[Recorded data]
■ ■ ■ ■ ■

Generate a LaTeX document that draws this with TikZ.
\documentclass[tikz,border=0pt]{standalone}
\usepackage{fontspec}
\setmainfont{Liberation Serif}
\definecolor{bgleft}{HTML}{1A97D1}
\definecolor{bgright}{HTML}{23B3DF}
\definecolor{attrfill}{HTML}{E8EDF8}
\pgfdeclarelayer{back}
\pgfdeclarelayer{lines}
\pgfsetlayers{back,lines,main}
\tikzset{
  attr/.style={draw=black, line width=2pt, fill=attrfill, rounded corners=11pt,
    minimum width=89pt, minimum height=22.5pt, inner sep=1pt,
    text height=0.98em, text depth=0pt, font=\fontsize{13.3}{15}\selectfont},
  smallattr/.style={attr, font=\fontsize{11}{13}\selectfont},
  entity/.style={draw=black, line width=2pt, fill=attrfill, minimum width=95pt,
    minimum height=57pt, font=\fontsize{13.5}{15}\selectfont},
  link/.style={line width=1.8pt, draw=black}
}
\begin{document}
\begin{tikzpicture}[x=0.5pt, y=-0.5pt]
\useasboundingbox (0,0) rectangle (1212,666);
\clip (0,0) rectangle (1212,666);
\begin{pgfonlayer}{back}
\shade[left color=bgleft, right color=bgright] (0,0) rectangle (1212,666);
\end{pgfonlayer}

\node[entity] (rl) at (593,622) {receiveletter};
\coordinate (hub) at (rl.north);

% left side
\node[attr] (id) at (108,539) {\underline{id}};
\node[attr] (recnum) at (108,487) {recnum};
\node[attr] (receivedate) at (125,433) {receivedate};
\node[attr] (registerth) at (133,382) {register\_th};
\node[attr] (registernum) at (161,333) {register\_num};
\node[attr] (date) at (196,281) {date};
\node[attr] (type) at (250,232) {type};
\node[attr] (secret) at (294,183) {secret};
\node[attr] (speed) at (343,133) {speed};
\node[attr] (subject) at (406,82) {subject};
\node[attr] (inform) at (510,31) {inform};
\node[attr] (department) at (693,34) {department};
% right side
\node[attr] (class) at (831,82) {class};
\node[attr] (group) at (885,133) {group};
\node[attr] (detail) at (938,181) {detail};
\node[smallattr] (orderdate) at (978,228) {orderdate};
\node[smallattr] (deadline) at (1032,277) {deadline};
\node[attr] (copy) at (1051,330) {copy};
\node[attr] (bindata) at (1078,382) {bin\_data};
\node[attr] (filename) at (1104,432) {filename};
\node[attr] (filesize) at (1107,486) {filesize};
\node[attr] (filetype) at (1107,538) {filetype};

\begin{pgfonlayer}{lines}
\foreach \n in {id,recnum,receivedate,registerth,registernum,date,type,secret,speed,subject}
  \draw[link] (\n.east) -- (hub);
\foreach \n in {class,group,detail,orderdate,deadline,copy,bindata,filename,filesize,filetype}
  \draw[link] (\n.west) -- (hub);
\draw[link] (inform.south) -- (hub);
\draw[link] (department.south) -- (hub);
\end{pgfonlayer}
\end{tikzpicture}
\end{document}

■ ■ ■ ■ ■

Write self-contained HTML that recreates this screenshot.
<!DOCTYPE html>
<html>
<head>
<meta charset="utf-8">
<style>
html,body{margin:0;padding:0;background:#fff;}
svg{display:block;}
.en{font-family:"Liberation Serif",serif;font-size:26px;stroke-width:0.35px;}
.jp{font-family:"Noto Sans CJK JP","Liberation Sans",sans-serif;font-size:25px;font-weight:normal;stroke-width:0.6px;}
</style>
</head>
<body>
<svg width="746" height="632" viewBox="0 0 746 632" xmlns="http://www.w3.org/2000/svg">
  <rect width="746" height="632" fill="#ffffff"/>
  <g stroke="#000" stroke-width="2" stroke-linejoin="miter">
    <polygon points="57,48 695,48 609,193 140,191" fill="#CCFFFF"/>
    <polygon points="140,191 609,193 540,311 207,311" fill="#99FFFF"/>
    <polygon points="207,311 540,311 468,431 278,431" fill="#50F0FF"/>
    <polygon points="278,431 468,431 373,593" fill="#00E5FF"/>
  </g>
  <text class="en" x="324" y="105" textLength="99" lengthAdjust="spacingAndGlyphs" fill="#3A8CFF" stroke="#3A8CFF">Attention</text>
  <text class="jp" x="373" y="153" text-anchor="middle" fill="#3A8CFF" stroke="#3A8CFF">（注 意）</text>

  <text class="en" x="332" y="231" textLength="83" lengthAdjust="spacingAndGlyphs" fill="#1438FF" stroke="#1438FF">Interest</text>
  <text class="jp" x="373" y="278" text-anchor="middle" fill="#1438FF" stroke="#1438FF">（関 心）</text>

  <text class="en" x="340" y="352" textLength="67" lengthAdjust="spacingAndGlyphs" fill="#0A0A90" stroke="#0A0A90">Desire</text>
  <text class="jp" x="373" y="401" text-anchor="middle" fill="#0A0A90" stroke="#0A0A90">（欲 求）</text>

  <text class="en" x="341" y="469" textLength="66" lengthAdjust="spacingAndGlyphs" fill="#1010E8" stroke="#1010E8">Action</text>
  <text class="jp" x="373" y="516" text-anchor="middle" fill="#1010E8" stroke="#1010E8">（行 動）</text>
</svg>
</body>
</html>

■ ■ ■ ■ ■

- [EXERCISE]:
Transcribe, word for word, every line from the line with "Generate a LaTeX" to the line with "(hub) at (rl.north);", inclusive, and output nothing else.

- [RESULT]:
Generate a LaTeX document that draws this with TikZ.
\documentclass[tikz,border=0pt]{standalone}
\usepackage{fontspec}
\setmainfont{Liberation Serif}
\definecolor{bgleft}{HTML}{1A97D1}
\definecolor{bgright}{HTML}{23B3DF}
\definecolor{attrfill}{HTML}{E8EDF8}
\pgfdeclarelayer{back}
\pgfdeclarelayer{lines}
\pgfsetlayers{back,lines,main}
\tikzset{
  attr/.style={draw=black, line width=2pt, fill=attrfill, rounded corners=11pt,
    minimum width=89pt, minimum height=22.5pt, inner sep=1pt,
    text height=0.98em, text depth=0pt, font=\fontsize{13.3}{15}\selectfont},
  smallattr/.style={attr, font=\fontsize{11}{13}\selectfont},
  entity/.style={draw=black, line width=2pt, fill=attrfill, minimum width=95pt,
    minimum height=57pt, font=\fontsize{13.5}{15}\selectfont},
  link/.style={line width=1.8pt, draw=black}
}
\begin{document}
\begin{tikzpicture}[x=0.5pt, y=-0.5pt]
\useasboundingbox (0,0) rectangle (1212,666);
\clip (0,0) rectangle (1212,666);
\begin{pgfonlayer}{back}
\shade[left color=bgleft, right color=bgright] (0,0) rectangle (1212,666);
\end{pgfonlayer}

\node[entity] (rl) at (593,622) {receiveletter};
\coordinate (hub) at (rl.north);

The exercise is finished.